>> START
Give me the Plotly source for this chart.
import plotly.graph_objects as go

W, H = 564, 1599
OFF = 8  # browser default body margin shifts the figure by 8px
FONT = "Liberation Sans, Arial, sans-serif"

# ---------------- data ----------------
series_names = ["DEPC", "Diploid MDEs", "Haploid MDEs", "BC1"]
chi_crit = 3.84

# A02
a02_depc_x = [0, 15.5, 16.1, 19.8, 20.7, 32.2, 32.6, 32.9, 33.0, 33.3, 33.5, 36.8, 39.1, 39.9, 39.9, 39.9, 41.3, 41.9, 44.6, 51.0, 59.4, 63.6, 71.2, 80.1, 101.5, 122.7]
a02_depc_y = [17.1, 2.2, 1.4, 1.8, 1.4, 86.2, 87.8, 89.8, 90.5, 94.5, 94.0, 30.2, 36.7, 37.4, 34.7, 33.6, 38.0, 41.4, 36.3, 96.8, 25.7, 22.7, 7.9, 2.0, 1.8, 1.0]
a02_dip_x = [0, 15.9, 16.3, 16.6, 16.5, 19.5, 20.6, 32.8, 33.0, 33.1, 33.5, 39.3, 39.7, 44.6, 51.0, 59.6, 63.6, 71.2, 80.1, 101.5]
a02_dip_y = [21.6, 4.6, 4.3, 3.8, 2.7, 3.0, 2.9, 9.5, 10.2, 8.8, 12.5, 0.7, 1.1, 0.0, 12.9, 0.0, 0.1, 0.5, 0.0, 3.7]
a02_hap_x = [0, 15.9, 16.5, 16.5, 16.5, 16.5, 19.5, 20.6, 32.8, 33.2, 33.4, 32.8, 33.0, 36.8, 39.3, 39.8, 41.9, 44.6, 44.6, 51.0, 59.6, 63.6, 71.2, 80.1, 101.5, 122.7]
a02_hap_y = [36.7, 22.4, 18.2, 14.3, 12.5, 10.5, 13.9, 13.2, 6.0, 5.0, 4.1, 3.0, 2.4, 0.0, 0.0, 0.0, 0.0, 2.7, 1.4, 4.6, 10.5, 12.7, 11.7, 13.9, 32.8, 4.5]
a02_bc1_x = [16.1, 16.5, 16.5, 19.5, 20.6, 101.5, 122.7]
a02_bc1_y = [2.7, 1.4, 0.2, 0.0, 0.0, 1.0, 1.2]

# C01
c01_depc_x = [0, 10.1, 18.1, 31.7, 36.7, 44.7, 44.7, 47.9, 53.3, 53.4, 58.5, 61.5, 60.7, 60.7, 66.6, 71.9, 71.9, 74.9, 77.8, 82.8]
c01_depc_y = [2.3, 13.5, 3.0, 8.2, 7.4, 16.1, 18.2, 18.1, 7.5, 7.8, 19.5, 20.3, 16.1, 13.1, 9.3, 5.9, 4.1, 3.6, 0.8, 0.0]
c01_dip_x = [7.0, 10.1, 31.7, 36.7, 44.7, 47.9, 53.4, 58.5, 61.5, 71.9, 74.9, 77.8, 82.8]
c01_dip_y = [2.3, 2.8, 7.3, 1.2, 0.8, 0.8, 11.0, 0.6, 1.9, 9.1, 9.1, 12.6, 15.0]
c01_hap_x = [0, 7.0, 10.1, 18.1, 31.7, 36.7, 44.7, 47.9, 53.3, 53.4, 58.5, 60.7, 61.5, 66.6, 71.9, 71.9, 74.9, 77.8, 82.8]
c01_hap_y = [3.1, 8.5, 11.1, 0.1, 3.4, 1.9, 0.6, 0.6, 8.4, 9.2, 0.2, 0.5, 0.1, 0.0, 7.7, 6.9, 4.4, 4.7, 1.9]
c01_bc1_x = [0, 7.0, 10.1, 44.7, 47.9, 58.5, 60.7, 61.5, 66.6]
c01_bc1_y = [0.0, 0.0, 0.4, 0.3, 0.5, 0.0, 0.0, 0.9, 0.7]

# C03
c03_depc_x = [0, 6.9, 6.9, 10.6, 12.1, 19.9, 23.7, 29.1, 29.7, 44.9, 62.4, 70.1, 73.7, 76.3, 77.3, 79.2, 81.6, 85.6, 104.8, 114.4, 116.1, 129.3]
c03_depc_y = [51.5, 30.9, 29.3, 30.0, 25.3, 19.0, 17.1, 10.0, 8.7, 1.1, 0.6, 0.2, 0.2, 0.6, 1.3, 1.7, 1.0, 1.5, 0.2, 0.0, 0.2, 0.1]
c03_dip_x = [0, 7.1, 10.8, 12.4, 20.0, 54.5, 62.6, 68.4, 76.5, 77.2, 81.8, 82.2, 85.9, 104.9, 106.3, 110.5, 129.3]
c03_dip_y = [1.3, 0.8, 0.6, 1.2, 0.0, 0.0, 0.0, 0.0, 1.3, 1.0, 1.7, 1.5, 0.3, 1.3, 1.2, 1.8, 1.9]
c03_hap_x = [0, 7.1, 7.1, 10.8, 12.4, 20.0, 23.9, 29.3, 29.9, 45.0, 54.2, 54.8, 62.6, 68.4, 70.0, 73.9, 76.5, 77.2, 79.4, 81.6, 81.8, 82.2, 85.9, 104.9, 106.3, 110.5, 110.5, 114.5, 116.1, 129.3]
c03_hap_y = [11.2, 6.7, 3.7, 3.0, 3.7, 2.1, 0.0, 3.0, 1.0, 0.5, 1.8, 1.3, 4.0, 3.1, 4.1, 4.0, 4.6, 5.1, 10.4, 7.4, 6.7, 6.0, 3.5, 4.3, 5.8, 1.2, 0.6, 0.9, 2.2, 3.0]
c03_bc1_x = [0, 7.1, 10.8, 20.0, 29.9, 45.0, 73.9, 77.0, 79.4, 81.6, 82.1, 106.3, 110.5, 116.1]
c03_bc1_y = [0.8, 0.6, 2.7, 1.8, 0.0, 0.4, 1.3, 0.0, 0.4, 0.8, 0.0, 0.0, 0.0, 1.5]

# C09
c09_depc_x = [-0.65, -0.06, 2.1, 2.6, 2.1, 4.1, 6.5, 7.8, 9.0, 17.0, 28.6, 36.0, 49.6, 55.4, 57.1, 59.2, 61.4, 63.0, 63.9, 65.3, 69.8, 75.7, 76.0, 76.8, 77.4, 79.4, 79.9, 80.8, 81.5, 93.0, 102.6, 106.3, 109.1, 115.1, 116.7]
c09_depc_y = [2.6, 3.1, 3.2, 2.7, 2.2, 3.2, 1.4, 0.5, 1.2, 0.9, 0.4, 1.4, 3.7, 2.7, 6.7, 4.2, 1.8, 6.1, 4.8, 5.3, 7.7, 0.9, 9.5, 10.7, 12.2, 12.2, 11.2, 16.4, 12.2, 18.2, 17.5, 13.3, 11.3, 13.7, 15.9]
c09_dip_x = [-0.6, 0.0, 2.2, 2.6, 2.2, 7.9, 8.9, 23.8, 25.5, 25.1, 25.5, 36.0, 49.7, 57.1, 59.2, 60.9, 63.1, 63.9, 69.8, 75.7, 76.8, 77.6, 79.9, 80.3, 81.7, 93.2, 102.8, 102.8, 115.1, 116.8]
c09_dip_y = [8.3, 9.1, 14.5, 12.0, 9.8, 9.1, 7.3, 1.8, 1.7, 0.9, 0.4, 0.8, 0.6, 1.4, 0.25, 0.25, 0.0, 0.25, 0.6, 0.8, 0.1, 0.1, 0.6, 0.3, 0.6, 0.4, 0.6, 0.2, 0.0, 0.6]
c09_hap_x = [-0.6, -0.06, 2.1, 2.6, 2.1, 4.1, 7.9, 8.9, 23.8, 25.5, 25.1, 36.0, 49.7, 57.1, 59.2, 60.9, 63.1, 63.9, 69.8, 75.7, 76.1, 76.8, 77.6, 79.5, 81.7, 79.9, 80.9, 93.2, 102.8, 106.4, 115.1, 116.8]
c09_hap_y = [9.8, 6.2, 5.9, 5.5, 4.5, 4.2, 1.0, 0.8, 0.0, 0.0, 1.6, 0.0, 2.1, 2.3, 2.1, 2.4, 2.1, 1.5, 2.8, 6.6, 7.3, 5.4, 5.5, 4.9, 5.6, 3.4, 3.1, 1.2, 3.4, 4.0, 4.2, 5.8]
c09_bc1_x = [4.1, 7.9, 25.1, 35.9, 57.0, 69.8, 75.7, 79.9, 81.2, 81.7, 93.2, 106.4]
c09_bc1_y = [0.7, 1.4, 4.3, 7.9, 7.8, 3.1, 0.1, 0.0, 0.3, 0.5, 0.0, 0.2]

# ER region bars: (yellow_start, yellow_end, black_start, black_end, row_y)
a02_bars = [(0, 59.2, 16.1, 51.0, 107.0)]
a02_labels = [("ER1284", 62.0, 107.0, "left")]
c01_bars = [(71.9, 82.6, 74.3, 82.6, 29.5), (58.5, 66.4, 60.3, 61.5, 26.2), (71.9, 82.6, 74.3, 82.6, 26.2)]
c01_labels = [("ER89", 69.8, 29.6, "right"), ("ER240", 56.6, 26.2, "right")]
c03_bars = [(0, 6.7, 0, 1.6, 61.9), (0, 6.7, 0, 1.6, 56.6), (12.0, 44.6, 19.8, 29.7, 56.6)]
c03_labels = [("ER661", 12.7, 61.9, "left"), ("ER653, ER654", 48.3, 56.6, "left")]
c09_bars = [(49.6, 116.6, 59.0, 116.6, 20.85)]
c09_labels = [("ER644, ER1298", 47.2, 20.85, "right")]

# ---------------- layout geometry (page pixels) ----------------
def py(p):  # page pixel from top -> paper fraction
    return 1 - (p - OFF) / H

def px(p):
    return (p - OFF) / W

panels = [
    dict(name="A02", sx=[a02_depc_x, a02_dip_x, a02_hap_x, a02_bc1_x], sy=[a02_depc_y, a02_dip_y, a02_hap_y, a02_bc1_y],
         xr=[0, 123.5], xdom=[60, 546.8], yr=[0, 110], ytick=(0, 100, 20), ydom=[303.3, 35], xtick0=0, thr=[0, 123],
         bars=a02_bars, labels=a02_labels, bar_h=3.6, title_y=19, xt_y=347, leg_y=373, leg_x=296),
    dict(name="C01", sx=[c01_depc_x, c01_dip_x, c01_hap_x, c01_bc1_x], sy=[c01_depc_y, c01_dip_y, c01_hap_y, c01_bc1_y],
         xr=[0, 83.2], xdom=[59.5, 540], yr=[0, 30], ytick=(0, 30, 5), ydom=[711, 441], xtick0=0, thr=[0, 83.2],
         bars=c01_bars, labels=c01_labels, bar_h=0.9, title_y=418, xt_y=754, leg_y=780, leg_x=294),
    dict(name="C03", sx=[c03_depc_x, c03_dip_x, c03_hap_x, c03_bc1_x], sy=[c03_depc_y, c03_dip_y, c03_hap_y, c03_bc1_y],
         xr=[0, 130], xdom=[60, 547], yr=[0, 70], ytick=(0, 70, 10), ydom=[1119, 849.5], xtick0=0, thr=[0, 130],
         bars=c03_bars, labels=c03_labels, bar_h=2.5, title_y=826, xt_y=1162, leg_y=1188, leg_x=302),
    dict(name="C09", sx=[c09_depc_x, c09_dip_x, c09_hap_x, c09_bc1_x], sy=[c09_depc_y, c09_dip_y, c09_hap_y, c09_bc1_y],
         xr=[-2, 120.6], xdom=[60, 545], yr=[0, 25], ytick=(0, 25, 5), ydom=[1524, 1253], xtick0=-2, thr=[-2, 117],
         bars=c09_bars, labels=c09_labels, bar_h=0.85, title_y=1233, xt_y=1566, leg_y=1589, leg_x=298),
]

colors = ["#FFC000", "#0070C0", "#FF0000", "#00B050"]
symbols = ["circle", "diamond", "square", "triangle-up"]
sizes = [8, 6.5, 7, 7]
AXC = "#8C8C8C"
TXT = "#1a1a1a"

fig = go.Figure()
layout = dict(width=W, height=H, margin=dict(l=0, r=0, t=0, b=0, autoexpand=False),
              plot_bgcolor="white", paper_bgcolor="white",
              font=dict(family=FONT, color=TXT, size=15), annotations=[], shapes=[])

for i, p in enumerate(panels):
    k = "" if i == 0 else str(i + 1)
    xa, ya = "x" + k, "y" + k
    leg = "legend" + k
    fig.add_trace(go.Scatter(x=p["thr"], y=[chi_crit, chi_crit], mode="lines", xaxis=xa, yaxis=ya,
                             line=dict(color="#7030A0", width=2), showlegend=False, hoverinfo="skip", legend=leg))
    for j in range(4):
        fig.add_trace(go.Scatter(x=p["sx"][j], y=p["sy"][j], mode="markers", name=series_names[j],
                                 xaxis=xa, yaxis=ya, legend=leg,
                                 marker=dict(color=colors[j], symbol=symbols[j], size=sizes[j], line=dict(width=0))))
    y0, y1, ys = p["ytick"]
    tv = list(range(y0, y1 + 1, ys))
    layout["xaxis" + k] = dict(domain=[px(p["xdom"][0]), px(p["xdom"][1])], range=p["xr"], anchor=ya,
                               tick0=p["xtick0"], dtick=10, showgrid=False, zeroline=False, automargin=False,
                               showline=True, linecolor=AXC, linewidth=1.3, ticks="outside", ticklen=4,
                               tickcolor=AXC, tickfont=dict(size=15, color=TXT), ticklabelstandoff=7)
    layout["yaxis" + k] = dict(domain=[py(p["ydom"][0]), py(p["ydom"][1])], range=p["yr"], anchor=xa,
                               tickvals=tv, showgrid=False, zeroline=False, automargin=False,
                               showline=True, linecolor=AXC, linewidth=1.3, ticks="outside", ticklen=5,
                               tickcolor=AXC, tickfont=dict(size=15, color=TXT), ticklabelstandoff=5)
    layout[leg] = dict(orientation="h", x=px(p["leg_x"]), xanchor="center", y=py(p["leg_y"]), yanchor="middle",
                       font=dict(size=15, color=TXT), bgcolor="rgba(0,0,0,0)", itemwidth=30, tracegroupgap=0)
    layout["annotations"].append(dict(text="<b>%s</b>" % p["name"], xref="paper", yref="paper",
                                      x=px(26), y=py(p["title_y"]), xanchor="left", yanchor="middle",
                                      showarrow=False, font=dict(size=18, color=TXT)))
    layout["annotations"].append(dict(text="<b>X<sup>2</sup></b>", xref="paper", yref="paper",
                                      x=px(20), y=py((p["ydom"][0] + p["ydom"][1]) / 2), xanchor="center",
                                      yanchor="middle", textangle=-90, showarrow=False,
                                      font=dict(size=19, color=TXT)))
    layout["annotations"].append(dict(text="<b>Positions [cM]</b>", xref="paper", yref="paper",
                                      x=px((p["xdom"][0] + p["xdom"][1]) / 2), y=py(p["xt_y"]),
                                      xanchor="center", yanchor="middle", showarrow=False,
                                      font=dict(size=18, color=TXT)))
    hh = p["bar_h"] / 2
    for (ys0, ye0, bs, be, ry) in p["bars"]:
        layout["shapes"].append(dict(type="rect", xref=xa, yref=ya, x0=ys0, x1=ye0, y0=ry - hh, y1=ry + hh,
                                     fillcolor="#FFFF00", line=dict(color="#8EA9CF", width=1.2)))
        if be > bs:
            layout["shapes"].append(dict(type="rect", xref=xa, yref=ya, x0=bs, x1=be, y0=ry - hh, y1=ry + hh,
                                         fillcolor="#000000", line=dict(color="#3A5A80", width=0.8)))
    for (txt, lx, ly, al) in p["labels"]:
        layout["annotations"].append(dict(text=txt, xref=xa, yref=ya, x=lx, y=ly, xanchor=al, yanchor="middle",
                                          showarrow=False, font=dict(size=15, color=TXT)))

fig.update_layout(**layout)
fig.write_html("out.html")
>> END
WORK INSTRUCTIONS: Reproduce verbatim only this range: the first line of the material through the line that contains "chi_crit = 3.84", inclusive.

COMPLETE RESPONSE:
Give me the Plotly source for this chart.
import plotly.graph_objects as go

W, H = 564, 1599
OFF = 8  # browser default body margin shifts the figure by 8px
FONT = "Liberation Sans, Arial, sans-serif"

# ---------------- data ----------------
series_names = ["DEPC", "Diploid MDEs", "Haploid MDEs", "BC1"]
chi_crit = 3.84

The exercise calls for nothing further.